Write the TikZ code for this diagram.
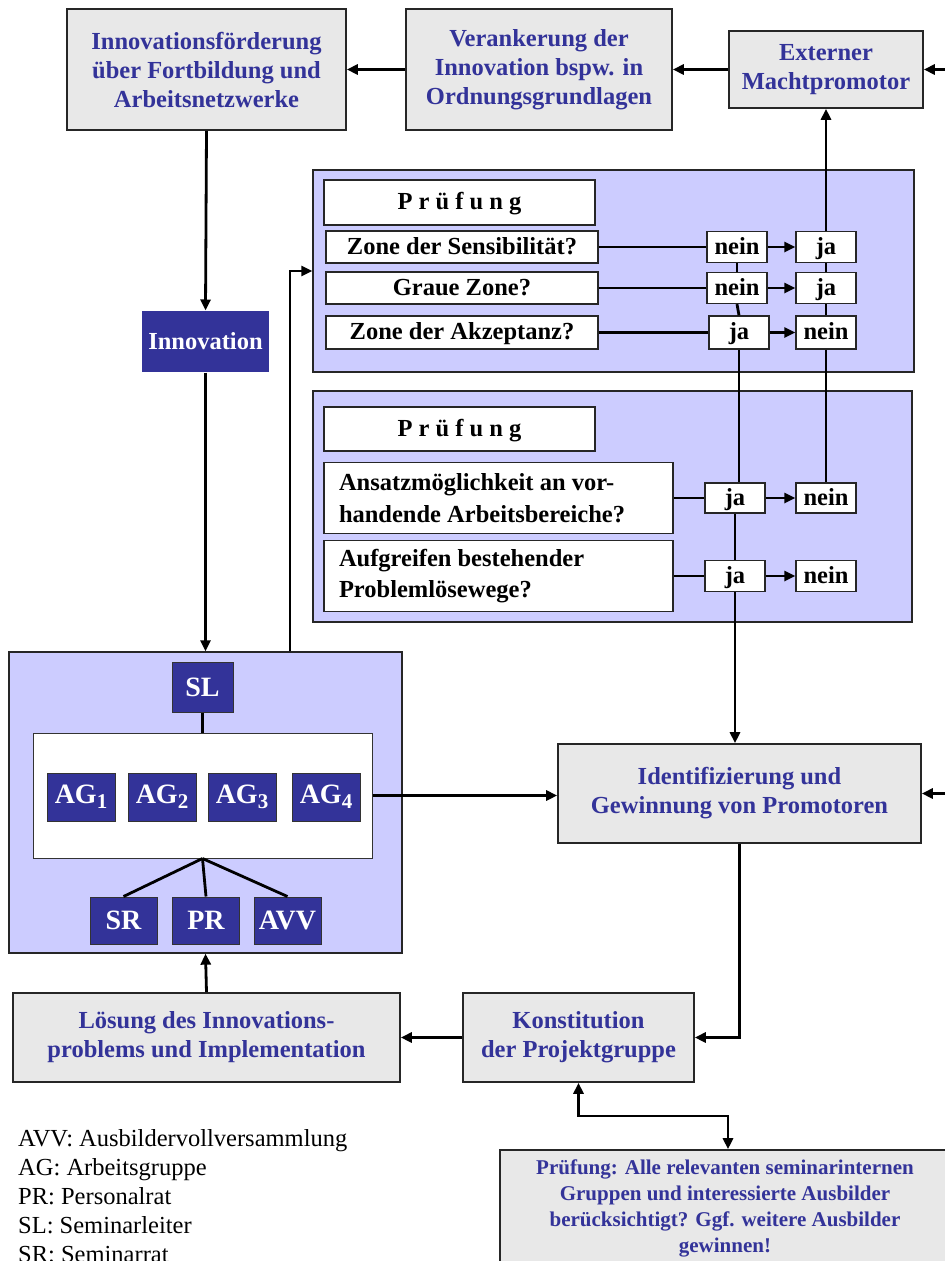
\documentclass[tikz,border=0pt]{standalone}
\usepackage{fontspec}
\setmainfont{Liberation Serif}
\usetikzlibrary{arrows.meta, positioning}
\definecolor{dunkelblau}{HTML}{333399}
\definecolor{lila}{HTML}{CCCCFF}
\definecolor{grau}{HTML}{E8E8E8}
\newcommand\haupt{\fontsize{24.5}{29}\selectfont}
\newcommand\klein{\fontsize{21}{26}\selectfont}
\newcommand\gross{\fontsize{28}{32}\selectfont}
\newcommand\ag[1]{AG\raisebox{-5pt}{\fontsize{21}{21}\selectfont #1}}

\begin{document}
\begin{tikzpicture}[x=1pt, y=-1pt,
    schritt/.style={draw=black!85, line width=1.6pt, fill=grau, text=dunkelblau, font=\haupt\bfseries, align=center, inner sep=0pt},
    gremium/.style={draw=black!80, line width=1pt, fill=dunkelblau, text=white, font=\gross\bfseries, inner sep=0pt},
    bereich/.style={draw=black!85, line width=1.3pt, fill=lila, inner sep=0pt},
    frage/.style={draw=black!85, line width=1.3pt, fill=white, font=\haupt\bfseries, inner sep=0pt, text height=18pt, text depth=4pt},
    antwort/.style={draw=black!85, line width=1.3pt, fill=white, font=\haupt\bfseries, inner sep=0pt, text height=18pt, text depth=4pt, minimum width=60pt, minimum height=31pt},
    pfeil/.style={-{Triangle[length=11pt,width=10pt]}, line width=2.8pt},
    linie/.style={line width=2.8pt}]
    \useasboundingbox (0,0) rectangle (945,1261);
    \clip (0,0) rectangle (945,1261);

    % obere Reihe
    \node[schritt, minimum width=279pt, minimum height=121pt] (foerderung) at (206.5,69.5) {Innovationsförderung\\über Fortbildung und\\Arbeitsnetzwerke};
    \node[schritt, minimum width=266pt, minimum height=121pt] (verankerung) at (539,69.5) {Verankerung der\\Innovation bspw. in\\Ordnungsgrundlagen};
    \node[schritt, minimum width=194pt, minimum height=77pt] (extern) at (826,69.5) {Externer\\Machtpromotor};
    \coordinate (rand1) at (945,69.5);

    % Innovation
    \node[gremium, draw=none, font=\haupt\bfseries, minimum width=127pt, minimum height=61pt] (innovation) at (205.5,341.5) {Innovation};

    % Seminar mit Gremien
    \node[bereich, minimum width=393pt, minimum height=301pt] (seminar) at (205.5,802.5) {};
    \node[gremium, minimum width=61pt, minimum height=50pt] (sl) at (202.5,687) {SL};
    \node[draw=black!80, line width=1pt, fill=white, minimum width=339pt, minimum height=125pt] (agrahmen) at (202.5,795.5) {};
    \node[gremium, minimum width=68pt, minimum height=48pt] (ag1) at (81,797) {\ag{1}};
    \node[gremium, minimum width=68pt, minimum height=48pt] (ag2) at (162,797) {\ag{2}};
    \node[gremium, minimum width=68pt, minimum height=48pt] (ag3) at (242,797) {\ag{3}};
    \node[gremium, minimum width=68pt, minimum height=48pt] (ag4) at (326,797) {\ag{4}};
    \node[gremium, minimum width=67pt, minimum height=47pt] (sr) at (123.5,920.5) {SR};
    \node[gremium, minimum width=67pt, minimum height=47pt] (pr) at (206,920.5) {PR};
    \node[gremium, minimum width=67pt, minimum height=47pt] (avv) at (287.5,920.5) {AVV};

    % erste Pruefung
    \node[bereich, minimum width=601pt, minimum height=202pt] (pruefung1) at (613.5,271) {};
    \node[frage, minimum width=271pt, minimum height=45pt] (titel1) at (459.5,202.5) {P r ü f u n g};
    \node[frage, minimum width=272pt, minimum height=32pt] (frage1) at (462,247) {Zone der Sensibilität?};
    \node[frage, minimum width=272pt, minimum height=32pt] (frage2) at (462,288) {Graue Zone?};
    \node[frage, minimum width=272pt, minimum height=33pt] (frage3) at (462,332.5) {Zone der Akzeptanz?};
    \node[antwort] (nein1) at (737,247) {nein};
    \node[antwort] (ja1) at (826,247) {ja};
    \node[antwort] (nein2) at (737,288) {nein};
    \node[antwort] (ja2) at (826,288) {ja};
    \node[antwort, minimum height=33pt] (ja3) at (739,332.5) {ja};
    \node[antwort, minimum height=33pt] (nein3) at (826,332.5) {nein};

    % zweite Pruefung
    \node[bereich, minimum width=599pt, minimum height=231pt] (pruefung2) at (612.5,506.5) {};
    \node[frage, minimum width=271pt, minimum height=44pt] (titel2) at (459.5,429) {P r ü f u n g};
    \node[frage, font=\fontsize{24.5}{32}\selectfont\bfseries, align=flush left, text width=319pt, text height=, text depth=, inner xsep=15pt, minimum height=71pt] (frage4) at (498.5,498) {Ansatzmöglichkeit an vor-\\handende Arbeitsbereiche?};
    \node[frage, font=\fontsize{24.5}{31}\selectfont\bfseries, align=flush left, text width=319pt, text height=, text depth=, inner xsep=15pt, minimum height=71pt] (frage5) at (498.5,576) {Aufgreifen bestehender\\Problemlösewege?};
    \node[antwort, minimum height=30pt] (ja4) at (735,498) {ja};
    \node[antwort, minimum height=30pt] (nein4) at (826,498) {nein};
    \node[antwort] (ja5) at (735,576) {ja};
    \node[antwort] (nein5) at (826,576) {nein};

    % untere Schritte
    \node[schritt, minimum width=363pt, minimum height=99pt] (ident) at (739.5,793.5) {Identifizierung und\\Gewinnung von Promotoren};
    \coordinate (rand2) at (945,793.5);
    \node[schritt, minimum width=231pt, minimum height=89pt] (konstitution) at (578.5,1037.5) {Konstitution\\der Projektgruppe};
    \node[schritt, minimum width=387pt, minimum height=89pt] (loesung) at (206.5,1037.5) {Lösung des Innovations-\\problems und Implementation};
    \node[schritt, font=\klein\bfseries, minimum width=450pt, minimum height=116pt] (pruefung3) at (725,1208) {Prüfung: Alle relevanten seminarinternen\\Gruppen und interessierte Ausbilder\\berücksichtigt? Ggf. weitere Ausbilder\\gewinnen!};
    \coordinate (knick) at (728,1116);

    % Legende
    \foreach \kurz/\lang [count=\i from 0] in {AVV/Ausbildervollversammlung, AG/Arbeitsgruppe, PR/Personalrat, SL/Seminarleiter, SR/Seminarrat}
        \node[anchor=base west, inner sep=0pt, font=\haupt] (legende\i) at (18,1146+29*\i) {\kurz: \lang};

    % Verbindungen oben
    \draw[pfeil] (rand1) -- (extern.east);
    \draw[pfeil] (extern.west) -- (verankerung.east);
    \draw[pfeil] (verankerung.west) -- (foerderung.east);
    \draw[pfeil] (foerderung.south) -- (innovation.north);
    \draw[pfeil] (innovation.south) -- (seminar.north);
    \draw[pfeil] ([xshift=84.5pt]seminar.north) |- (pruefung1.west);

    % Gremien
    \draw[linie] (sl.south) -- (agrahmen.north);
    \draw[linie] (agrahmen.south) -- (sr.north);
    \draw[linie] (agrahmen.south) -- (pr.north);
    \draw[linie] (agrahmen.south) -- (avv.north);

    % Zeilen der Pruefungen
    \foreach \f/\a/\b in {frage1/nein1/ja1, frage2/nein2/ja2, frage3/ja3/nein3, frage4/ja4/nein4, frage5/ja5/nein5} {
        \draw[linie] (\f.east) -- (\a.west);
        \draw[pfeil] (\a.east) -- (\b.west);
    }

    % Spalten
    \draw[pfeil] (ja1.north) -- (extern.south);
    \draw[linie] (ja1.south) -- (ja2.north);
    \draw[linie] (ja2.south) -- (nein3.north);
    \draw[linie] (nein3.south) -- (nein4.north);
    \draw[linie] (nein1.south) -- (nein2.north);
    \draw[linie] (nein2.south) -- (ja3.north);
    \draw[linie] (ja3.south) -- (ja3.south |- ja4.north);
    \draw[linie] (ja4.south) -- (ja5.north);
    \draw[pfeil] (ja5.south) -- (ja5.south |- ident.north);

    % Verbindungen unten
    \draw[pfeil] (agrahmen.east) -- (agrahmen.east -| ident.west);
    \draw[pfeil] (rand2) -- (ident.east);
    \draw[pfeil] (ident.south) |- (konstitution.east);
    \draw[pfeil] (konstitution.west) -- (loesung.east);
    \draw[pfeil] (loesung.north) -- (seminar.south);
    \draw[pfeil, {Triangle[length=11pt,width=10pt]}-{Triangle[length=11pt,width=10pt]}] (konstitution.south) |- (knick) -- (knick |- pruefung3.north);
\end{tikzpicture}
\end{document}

...

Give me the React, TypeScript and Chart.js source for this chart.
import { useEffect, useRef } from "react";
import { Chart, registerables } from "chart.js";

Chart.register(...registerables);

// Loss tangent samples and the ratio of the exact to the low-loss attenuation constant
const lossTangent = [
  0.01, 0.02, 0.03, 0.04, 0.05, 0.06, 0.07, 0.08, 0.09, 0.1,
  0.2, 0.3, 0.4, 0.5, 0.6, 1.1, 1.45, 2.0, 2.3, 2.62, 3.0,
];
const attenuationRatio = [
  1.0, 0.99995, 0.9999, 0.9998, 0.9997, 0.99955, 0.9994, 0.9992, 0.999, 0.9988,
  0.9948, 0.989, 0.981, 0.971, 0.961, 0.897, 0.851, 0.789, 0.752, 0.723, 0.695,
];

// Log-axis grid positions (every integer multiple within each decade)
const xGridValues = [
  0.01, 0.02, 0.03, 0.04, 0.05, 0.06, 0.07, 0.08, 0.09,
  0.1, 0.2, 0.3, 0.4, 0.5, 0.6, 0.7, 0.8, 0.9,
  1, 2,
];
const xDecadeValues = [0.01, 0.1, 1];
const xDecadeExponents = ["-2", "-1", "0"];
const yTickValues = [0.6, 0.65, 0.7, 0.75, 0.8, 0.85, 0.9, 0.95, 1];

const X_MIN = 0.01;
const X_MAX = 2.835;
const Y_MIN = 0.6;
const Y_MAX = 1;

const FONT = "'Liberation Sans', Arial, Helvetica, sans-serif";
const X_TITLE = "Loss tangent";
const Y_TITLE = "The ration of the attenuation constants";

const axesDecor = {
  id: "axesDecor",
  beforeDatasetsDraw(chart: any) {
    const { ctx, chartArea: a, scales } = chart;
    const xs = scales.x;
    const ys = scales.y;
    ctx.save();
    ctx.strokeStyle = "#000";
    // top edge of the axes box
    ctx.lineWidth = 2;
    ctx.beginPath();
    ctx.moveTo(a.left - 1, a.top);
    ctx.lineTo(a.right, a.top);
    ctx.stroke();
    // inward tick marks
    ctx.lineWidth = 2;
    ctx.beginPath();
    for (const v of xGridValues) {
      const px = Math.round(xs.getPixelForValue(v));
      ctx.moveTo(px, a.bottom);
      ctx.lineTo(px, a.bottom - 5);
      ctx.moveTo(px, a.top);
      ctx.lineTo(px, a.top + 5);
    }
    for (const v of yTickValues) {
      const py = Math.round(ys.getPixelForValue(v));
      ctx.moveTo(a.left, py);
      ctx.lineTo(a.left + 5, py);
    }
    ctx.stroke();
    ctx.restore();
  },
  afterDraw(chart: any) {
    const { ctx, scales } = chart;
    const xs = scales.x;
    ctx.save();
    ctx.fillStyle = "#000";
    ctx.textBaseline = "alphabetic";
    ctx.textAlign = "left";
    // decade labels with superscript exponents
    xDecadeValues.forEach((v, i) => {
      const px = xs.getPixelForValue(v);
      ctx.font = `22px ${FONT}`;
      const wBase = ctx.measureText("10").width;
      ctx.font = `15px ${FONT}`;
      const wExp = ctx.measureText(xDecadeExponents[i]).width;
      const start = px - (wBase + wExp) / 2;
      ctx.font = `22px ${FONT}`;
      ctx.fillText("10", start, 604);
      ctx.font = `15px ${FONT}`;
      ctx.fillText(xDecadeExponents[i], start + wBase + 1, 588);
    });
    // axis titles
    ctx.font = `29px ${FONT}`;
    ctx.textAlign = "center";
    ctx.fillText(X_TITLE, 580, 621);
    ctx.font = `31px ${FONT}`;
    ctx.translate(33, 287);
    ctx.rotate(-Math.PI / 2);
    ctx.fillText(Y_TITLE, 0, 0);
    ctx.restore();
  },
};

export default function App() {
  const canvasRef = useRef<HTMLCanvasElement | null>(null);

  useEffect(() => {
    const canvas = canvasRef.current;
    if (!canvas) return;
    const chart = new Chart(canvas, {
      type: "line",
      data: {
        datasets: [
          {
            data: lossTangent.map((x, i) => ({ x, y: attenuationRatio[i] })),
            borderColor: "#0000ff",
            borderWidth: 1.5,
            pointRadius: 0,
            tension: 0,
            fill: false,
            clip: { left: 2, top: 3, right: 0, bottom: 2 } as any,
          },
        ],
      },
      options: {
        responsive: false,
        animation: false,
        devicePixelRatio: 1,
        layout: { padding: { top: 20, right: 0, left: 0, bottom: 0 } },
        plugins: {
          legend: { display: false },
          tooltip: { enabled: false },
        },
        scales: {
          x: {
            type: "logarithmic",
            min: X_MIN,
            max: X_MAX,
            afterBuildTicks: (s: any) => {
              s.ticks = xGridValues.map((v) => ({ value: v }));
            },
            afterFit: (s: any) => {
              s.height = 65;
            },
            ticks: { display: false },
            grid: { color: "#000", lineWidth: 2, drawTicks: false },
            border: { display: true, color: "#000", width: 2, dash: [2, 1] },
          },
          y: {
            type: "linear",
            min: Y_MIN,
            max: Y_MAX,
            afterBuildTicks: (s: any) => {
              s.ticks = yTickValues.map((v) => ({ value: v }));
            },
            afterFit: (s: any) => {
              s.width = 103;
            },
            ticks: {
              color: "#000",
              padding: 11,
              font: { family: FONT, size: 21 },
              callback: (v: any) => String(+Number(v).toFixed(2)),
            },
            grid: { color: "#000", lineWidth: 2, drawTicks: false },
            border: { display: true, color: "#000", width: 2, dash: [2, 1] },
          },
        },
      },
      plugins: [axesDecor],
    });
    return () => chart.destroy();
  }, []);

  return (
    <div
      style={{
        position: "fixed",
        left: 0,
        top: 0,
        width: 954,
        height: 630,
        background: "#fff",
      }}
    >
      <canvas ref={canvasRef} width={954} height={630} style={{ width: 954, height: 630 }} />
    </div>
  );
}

■ **TASK PROMPT**: Gather up the lines containing the word "this" from these records and copy them.

■ **EXPECTED ANSWER**:
Write the TikZ code for this diagram.
Give me the React, TypeScript and Chart.js source for this chart.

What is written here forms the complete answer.